Логика Амиры отражает древнее культурное наследие, которое характерно не только для Пакистана, но и для всех обществ, где семья считается высшей ценностью. У нее коллективистская картина мира: верность семье диктует необходимость компромиссов в отношении неверности – а вместе с ними и тайн. Само собой, мы можем взглянуть на ее ситуацию сквозь линзу гендерной политики и посчитать ее обоснования печальным, но изощренным извинением за патриархию. Более того, мы не можем позволить себе приуменьшать ущерб, который тайны наносят детям. Моя коллега Харриет Лернер подчеркивает, что секретность «подрывает основы отношений с обоими родителями и становится подземной рекой смятения и боли, которая ничто не обходит стороной. Нередко она приводит к симптоматическому и вызывающему поведению детей и подростков, которых отправляют на терапию, где так и не обнаруживается реальный источник тревожности и стресса».
Но разве выбор Амиры хуже, чем решение другой студентки из Нью-Йорка, 24-летней Марни? Марни до сих пор с ужасом вспоминает тот день, когда она взяла «секретный телефон» своей матери и бросила его прямо в руки отцу. «Он имел право знать, что она ему изменяла!»

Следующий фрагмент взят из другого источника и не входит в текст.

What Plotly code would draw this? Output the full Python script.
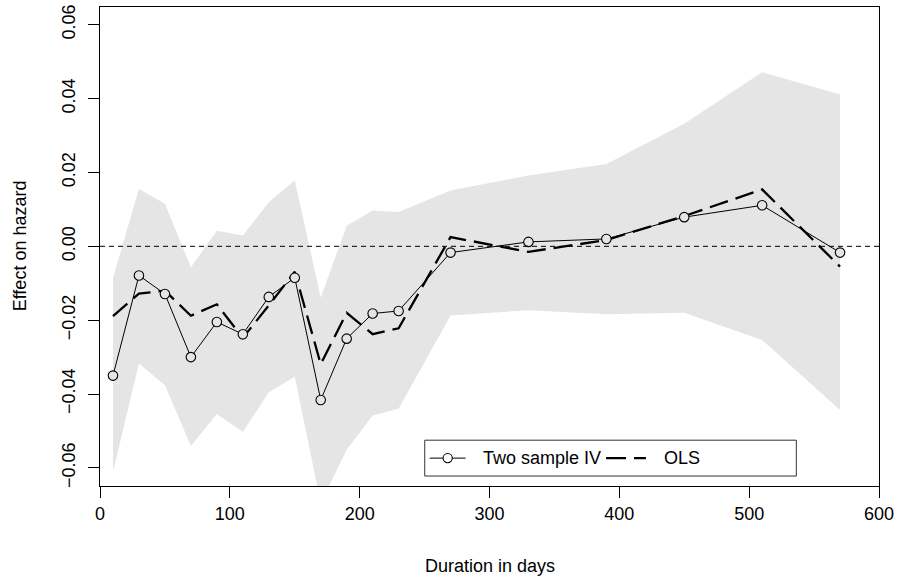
import plotly.graph_objects as go

# ---- data ----
duration = [10, 30, 50, 70, 90, 110, 130, 150, 170, 190, 210, 230, 270, 330, 390, 450, 510, 570]
iv_effect = [-0.0350, -0.0079, -0.0129, -0.0300, -0.0205, -0.0238, -0.0137, -0.0085, -0.0416,
             -0.0250, -0.0182, -0.0175, -0.0017, 0.0012, 0.0020, 0.0079, 0.0111, -0.0017]
ols_effect = [-0.0189, -0.0128, -0.0120, -0.0188, -0.0157, -0.0248, -0.0160, -0.0069, -0.0319,
              -0.0180, -0.0238, -0.0222, 0.0025, -0.0015, 0.0017, 0.0082, 0.0154, -0.0055]
ci_upper = [-0.0085, 0.0155, 0.0115, -0.0057, 0.0042, 0.0029, 0.0119, 0.0178, -0.0139,
            0.0056, 0.0097, 0.0093, 0.0151, 0.0192, 0.0223, 0.0332, 0.0471, 0.0411]
ci_lower = [-0.0611, -0.0317, -0.0376, -0.0541, -0.0454, -0.0503, -0.0395, -0.0353, -0.0695,
            -0.0551, -0.0458, -0.0440, -0.0187, -0.0173, -0.0184, -0.0180, -0.0254, -0.0443]
x_ticks = [0, 100, 200, 300, 400, 500, 600]
y_ticks = [-0.06, -0.04, -0.02, 0.00, 0.02, 0.04, 0.06]
legend_labels = ["Two sample IV", "OLS"]

W, H = 899, 580
ML, MR, MT, MB = 100, 17, 5, 94
PW, PH = W - ML - MR, H - MT - MB
FONT = "Liberation Sans, Arial, Helvetica, sans-serif"
Y_RANGE = [-0.0649, 0.0648]


def px2x(px):
    return (px - ML) / PW


def py2y(py):
    return (H - MB - py) / PH


fig = go.Figure()

# confidence band
fig.add_trace(go.Scatter(
    x=duration + duration[::-1],
    y=ci_upper + ci_lower[::-1],
    fill="toself", fillcolor="#e5e5e5", mode="lines",
    line=dict(width=0, color="#e5e5e5"), hoverinfo="skip", showlegend=False))

# OLS dashed line
fig.add_trace(go.Scatter(
    x=duration, y=ols_effect, mode="lines",
    line=dict(color="black", width=2.3, dash="19px,8px"),
    showlegend=False))

# Two sample IV line with circles
fig.add_trace(go.Scatter(
    x=duration, y=iv_effect, mode="lines+markers",
    line=dict(color="black", width=1),
    marker=dict(symbol="circle", size=9.5, color="#e5e5e5",
                line=dict(color="black", width=1.1)),
    showlegend=False))

# invisible trace on label axis so it renders
fig.add_trace(go.Scatter(x=[None], y=[None], yaxis="y2", showlegend=False, hoverinfo="skip"))

shapes = [
    # zero reference line
    dict(type="line", xref="paper", yref="y", x0=0, x1=1, y0=0, y1=0,
         line=dict(color="black", width=1, dash="5px,4px"), layer="above"),
    # legend box
    dict(type="rect", xref="paper", yref="paper",
         x0=px2x(426), x1=px2x(799), y0=py2y(476), y1=py2y(440),
         line=dict(color="#333333", width=1), fillcolor="white", layer="above"),
    # legend IV line
    dict(type="line", xref="paper", yref="paper",
         x0=px2x(431), x1=px2x(467), y0=py2y(458), y1=py2y(458),
         line=dict(color="black", width=1), layer="above"),
    # legend IV circle
    dict(type="circle", xref="paper", yref="paper", xsizemode="pixel", ysizemode="pixel",
         xanchor=px2x(449), yanchor=py2y(458), x0=-4.6, x1=4.6, y0=-4.6, y1=4.6,
         line=dict(color="black", width=1.1), fillcolor="white", layer="above"),
    # legend OLS line
    dict(type="line", xref="paper", yref="paper",
         x0=px2x(608), x1=px2x(648), y0=py2y(458), y1=py2y(458),
         line=dict(color="black", width=2.3, dash="20px,8px"), layer="above"),
]

annotations = [
    dict(text=legend_labels[0], xref="paper", yref="paper", x=px2x(482), y=py2y(458),
         xanchor="left", yanchor="middle", showarrow=False,
         font=dict(family=FONT, size=18, color="black")),
    dict(text=legend_labels[1], xref="paper", yref="paper", x=px2x(664), y=py2y(458),
         xanchor="left", yanchor="middle", showarrow=False,
         font=dict(family=FONT, size=18, color="black")),
    dict(text="Duration in days", xref="paper", yref="paper", x=0.5, y=py2y(566),
         xanchor="center", yanchor="middle", showarrow=False,
         font=dict(family=FONT, size=18, color="black")),
    dict(text="Effect on hazard", xref="paper", yref="paper", x=px2x(20), y=py2y(245),
         xanchor="center", yanchor="middle", showarrow=False, textangle=-90,
         font=dict(family=FONT, size=18, color="black")),
]

fig.update_layout(
    width=W, height=H,
    margin=dict(l=ML, r=MR, t=MT, b=MB, pad=0),
    paper_bgcolor="white", plot_bgcolor="white",
    font=dict(family=FONT, size=18, color="black"),
    shapes=shapes, annotations=annotations, showlegend=False,
    xaxis=dict(range=[0, 600], tickvals=x_ticks, ticks="outside", ticklen=11,
               tickwidth=1, tickcolor="black", showgrid=False, zeroline=False,
               showline=True, mirror=True, linecolor="black", linewidth=1,
               tickfont=dict(family=FONT, size=18, color="black")),
    yaxis=dict(range=Y_RANGE, tickvals=y_ticks, showticklabels=False,
               ticks="outside", ticklen=11, tickwidth=1, tickcolor="black",
               showgrid=False, zeroline=False, showline=True, mirror=True,
               linecolor="black", linewidth=1),
    yaxis2=dict(range=Y_RANGE, tickvals=y_ticks, tickformat=".2f", overlaying="y",
                side="left", ticks="outside", ticklen=17, tickcolor="rgba(0,0,0,0)",
                showgrid=False, zeroline=False, showline=False, tickangle=-90,
                tickfont=dict(family=FONT, size=18, color="black")),
)

fig.write_html("out.html")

Марни несколько лет знала о романе матери с ее мануальным терапевтом. «Она прятала секретный телефон в корзине для грязного белья и часами «занималась глажкой». Ага, конечно. Она в жизни не проявляла такого интереса к домашним делам. [В тот судьбоносный день] мама зашлась в рыданиях и причитаниях: «О боже, что ты наделала? Что ты наделала?» Мой мир разрушился за считаные часы. Теперь наша семья разбита. Мы больше не ужинаем вчетвером во «Фрайдисе» и не устраиваем семейные праздники. Я с пятнадцати лет не видела родителей вместе, в одной комнате».
Марни до сих пор терзают болезненные и необратимые последствия передачи телефона отцу, но ей и в голову не приходит сомневаться в моральных основаниях своего поступка. Ее система ценностей кардинально отличается от системы ценностей Амиры, однако она тоже действует на основании инстинктов. В ее индивидуалистской картине мира личное «право знать» стоит выше семейной гармонии. Для Марни ложь категорически недопустима, для Амиры ложь допустима в определенной ситуации.
Я часто наблюдала столкновение этих двух систем ценностей. Одна обвиняет другую в лицемерии и недостатке прозрачности. Другой претит деструктивное раскрытие всех тайн во имя честности. Одна ужасается дистанции, установленной между мужчинами и женщинами. Другая считает неумолимую прямоту вредной для любви и несовместимой с желанием. Как коллективистские, так и индивидуалистские культуры имеют дело и с открытым, и с тайным, причем везде есть собственные за и против. Поскольку мы обычно придерживаемся собственной парадигмы, нам полезно понимать, что сосед из другой страны может смотреть на ту же ситуацию, применяя к ней иную этическую и социальную логику. Нельзя забывать и о том, что в нашем глобализированном мире многие имеют связи с разными культурами, по этой причине их столкновение нередко происходит в наших сердцах и головах.
Дилеммы секретности не разрешаются одним махом, когда измена оказывается разоблачена. На каждом шагу появляются новые вопросы: в чем сознаваться? до какой степени? как именно? Более того, мы говорим другим лишь то, в чем готовы признаться себе. Крайне мало людей хладнокровно обманывают своих партнеров. Гораздо чаще в уме выстраиваются сложные структуры для оправдания своих действий – иначе эти структуры называют «логическим обоснованием поступков».
«Тенденция к неверности во многом зависит от способности обосновать измену для самих себя», – пишет эксперт по поведенческой экономике Дэн Ариэли. Мы все хотим смотреть в зеркало и не испытывать отвращения к человеку, которого там видим, поясняет он, но при этом мы хотим и действовать не совсем честно. Поэтому мы логически обосновываем различные уловки, чтобы поддерживать положительное представление о себе, прибегая к этическим фокусам, которые Ариэли называет «поправочными множителями».
Работая с последствиями измены, важно изучить эти логические доводы, ведь иначе мы рискуем просто вывалить их на партнера во имя истины. Кэтлин годами подозревала мужа Дона в неверности, но решила внимательнее изучить его айпад, только когда устала мириться с его безразличием в эмоциональном и сексуальном плане. Ее подозрения подтвердились, и она захотела услышать правду, только правду и ничего, кроме правды. Дон пришел ко мне посоветоваться, как ответить на ее вопросы.